Faire pression sur l’ambassadeur
Les soutiens politiques étaient quant à eux très rares, à l’exception notable du député (PS) Alain David, président du groupe d’amitié France-Birmanie, qui a pris la parole lors de la manifestation du 18 février. Ce groupe se mobilise aujourd’hui en « sollicitant le gouvernement et en l’incitant à prendre un certain nombre de mesures, en particulier le gel des avoirs de hauts dignitaires birmans, expose le député. Le ministre des Affaires étrangères s’est engagé mercredi [3 mars] à regarder de très près cette question et à aller dans ce sens ». En revanche, poursuit-il, « les interventions directes sont plus compliquées pour nous car il y a quasiment une impossibilité de contact avec les députés birmans, dont beaucoup ont été inquiétés par la junte militaire ».

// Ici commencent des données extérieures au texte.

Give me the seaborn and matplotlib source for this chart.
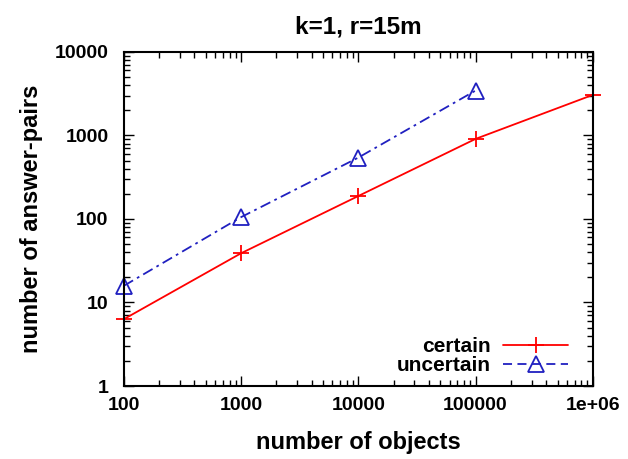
import numpy as np
import pandas as pd
import matplotlib
matplotlib.use("Agg")
import matplotlib.pyplot as plt
from matplotlib.ticker import FixedLocator, FixedFormatter, LogLocator, NullFormatter
from matplotlib.lines import Line2D
import seaborn as sns

# data
objects_certain = [100, 1000, 10000, 100000, 1000000]
pairs_certain = [6.3, 38.8, 188, 908, 3056]
objects_uncertain = [100, 1000, 10000, 100000]
pairs_uncertain = [15.8, 105, 542, 3440]

x_ticks = [100, 1000, 10000, 100000, 1000000]
x_tick_labels = ["100", "1000", "10000", "100000", "1e+06"]
y_ticks = [1, 10, 100, 1000, 10000]
y_tick_labels = ["1", "10", "100", "1000", "10000"]

red = "#ff0000"
blue = "#2020c0"

sns.set_style("ticks")
plt.rcParams['font.family'] = ['Liberation Sans', 'DejaVu Sans']
plt.rcParams['font.weight'] = 'bold'
plt.rcParams['text.color'] = 'black'
plt.rcParams['axes.labelcolor'] = 'black'

fig = plt.figure(figsize=(6.28, 4.59), dpi=100)
ax = fig.add_axes([0.197, 0.159, 0.747, 0.728])

sns.lineplot(x=objects_certain, y=pairs_certain, color=red, marker="+",
             markersize=11, markeredgewidth=1.3, markeredgecolor=red,
             linewidth=1.3, ax=ax)
sns.lineplot(x=objects_uncertain, y=pairs_uncertain, color=blue, marker="^",
             markersize=12, markeredgewidth=1.3, markerfacecolor="none",
             markeredgecolor=blue, linewidth=1.3, dashes=(6, 2.5, 1.5, 2.5), ax=ax)
for line in ax.lines:
    line.set_clip_on(False)

ax.set_xscale("log")
ax.set_yscale("log")
ax.set_xlim(100, 1000000)
ax.set_ylim(1, 10000)

ax.xaxis.set_major_locator(FixedLocator(x_ticks))
ax.xaxis.set_major_formatter(FixedFormatter(x_tick_labels))
ax.yaxis.set_major_locator(FixedLocator(y_ticks))
ax.yaxis.set_major_formatter(FixedFormatter(y_tick_labels))
ax.xaxis.set_minor_locator(LogLocator(base=10, subs=np.arange(2, 10), numticks=20))
ax.yaxis.set_minor_locator(LogLocator(base=10, subs=np.arange(2, 10), numticks=20))
ax.xaxis.set_minor_formatter(NullFormatter())
ax.yaxis.set_minor_formatter(NullFormatter())

ax.tick_params(which="both", direction="in", top=True, right=True, width=1,
               colors="black", labelcolor="black")
ax.tick_params(which="major", length=7, labelsize=14)
ax.tick_params(axis="x", which="major", pad=8)
ax.tick_params(axis="y", which="major", pad=11)
ax.tick_params(which="minor", length=4)
for lbl in ax.get_xticklabels() + ax.get_yticklabels():
    lbl.set_fontweight("bold")
for s in ax.spines.values():
    s.set_linewidth(1.5)
    s.set_color("black")

ax.set_xlabel("number of objects", fontsize=17, fontweight="bold", labelpad=12)
ax.set_ylabel("number of answer-pairs", fontsize=17, fontweight="bold", labelpad=8)
ax.set_title("k=1, r=15m", fontsize=17.5, fontweight="bold", pad=13)

handles = [
    Line2D([], [], color=red, marker="+", markersize=11, markeredgewidth=1.3, linewidth=1.3),
    Line2D([], [], color=blue, marker="^", markersize=12, markerfacecolor="none",
           markeredgewidth=1.3, linewidth=1.3, dashes=(5, 3)),
]
ax.legend(handles, ["certain", "uncertain"], loc="lower right",
          bbox_to_anchor=(0.947, 0.033), frameon=False,
          markerfirst=False, prop={"weight": "bold", "size": 15},
          handlelength=3.1, borderaxespad=0, borderpad=0,
          labelspacing=0.0, handletextpad=0.6)

fig.savefig("out.png", dpi=100)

La France appelle à mettre immédiatement un terme à la répression en Birmanie, à libérer les personnes détenues et à respecter le choix démocratique du peuple birman exprimé lors des dernières élections. Nous sommes à vos côtés.
— Emmanuel Macron (@EmmanuelMacron) March 3, 2021
Une troisième manifestation est programmée lundi 8 mars devant l’ambassade birmane à Paris. « L’ambassadeur de Birmanie n’a pas encore pris position, nous allons le pousser à le faire. Il faut qu’il dénonce le coup d’État », déclare Moh Moh Myint Aung, l’une des représentantes de la communauté birmane en France qui a relayé l’appel à manifester dans toute l’Europe .
« Il faut utiliser la puissance de la communauté internationale pour changer la situation en Birmanie. C’est notre dernière chance ».
Une stratégie qui a du sens pour Sophie Boisseau du Rocher, chercheuse au Centre Asie de l’Ifri : « Les ambassadeurs birmans risquent leur poste s’ils prennent position [à l’instar de l’ambassadeur birman à l’ONU, Kyaw Moe Tun, démis de ses fonctions le 27 février après avoir rompu avec la junte]. Il faudrait une réponse collective des ambassadeurs. ». Alain David, pour sa part, a l'intention de solliciter directement l’ambassadeur birman : « Nous pensions qu’il répondrait, qu’il prendrait position. » Il espère aussi que la prochaine manifestation sera « couronnée d’un meilleur succès » en termes de soutiens politiques, car « beaucoup de partis soutiennent les Birmans en France ». Le député ajoute néanmoins : « Un certain nombre d’entre eux ont leur famille toujours présente en Birmanie. Il faut être prudent, ne pas trop les exposer non plus ».
Et Htin Kyaw Lwin de conclure : « Il faut utiliser la puissance de la communauté internationale pour changer la situation en Birmanie. C’est notre dernière chance : si nous ne gagnons pas, ça prendra vingt, trente, quarante ans pour rétablir la situation ».